Drop every picture, then transcribe the remaining data exactly.
-- start Supplied data --
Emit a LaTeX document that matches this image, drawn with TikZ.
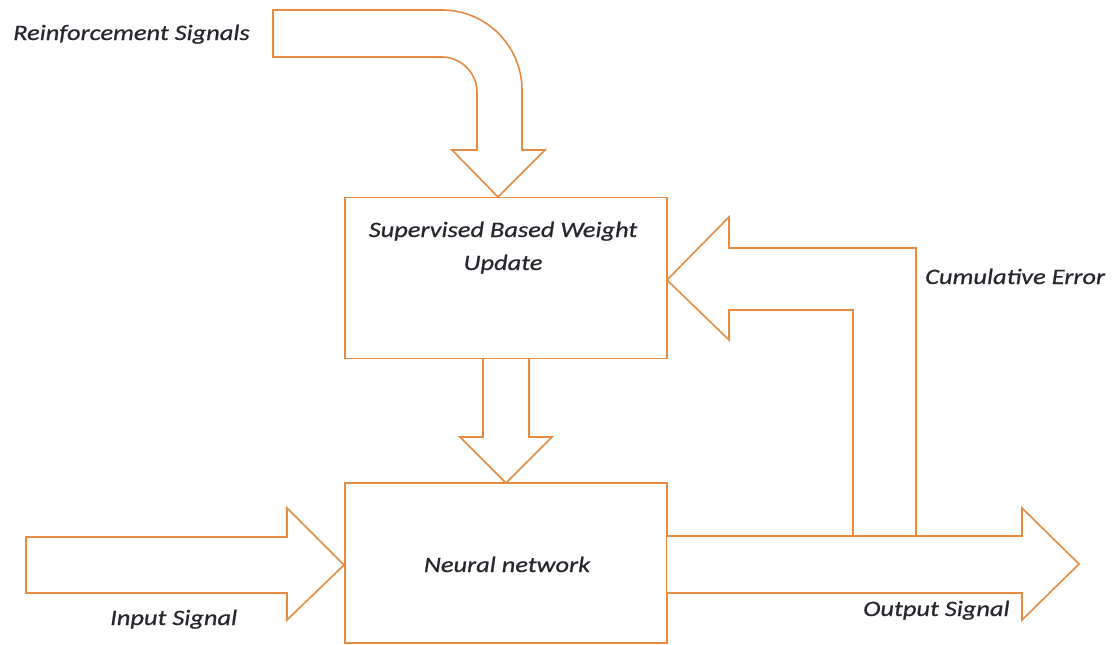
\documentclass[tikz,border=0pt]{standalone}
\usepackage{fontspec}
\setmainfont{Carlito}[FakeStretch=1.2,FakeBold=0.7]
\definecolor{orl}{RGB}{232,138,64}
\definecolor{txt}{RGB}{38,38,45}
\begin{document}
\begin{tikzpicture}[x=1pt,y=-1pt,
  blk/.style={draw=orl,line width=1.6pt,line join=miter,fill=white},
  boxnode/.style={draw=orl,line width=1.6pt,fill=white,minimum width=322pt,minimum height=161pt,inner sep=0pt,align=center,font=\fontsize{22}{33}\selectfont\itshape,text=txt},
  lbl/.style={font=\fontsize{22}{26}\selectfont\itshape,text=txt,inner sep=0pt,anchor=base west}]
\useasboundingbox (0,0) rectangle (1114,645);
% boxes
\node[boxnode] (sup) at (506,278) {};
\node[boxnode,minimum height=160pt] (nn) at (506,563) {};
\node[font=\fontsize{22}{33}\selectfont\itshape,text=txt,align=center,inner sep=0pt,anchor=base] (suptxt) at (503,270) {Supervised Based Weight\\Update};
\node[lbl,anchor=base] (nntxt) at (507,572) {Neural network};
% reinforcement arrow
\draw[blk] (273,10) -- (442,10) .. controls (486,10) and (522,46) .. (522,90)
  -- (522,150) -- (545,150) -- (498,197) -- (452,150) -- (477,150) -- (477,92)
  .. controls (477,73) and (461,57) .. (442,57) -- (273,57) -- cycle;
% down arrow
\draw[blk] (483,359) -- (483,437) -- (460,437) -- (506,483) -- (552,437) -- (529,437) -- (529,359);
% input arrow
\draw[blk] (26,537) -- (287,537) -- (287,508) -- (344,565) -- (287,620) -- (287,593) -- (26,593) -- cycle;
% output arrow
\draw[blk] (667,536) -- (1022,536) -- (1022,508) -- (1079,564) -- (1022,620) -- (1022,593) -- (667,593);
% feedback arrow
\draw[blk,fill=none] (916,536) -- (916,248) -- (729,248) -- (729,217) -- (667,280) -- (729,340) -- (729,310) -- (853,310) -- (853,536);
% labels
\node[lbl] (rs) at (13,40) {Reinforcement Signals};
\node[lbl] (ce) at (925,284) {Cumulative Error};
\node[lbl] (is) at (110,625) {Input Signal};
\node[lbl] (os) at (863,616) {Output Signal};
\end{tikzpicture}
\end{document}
-- end Supplied data --
#### [Exercise solution]
Emit a LaTeX document that matches this image, drawn with TikZ.
\documentclass[tikz,border=0pt]{standalone}
\usepackage{fontspec}
\setmainfont{Carlito}[FakeStretch=1.2,FakeBold=0.7]
\definecolor{orl}{RGB}{232,138,64}
\definecolor{txt}{RGB}{38,38,45}
\begin{document}
\begin{tikzpicture}[x=1pt,y=-1pt,
  blk/.style={draw=orl,line width=1.6pt,line join=miter,fill=white},
  boxnode/.style={draw=orl,line width=1.6pt,fill=white,minimum width=322pt,minimum height=161pt,inner sep=0pt,align=center,font=\fontsize{22}{33}\selectfont\itshape,text=txt},
  lbl/.style={font=\fontsize{22}{26}\selectfont\itshape,text=txt,inner sep=0pt,anchor=base west}]
\useasboundingbox (0,0) rectangle (1114,645);
% boxes
\node[boxnode] (sup) at (506,278) {};
\node[boxnode,minimum height=160pt] (nn) at (506,563) {};
\node[font=\fontsize{22}{33}\selectfont\itshape,text=txt,align=center,inner sep=0pt,anchor=base] (suptxt) at (503,270) {Supervised Based Weight\\Update};
\node[lbl,anchor=base] (nntxt) at (507,572) {Neural network};
% reinforcement arrow
\draw[blk] (273,10) -- (442,10) .. controls (486,10) and (522,46) .. (522,90)
  -- (522,150) -- (545,150) -- (498,197) -- (452,150) -- (477,150) -- (477,92)
  .. controls (477,73) and (461,57) .. (442,57) -- (273,57) -- cycle;
% down arrow
\draw[blk] (483,359) -- (483,437) -- (460,437) -- (506,483) -- (552,437) -- (529,437) -- (529,359);
% input arrow
\draw[blk] (26,537) -- (287,537) -- (287,508) -- (344,565) -- (287,620) -- (287,593) -- (26,593) -- cycle;
% output arrow
\draw[blk] (667,536) -- (1022,536) -- (1022,508) -- (1079,564) -- (1022,620) -- (1022,593) -- (667,593);
% feedback arrow
\draw[blk,fill=none] (916,536) -- (916,248) -- (729,248) -- (729,217) -- (667,280) -- (729,340) -- (729,310) -- (853,310) -- (853,536);
% labels
\node[lbl] (rs) at (13,40) {Reinforcement Signals};
\node[lbl] (ce) at (925,284) {Cumulative Error};
\node[lbl] (is) at (110,625) {Input Signal};
\node[lbl] (os) at (863,616) {Output Signal};
\end{tikzpicture}
\end{document}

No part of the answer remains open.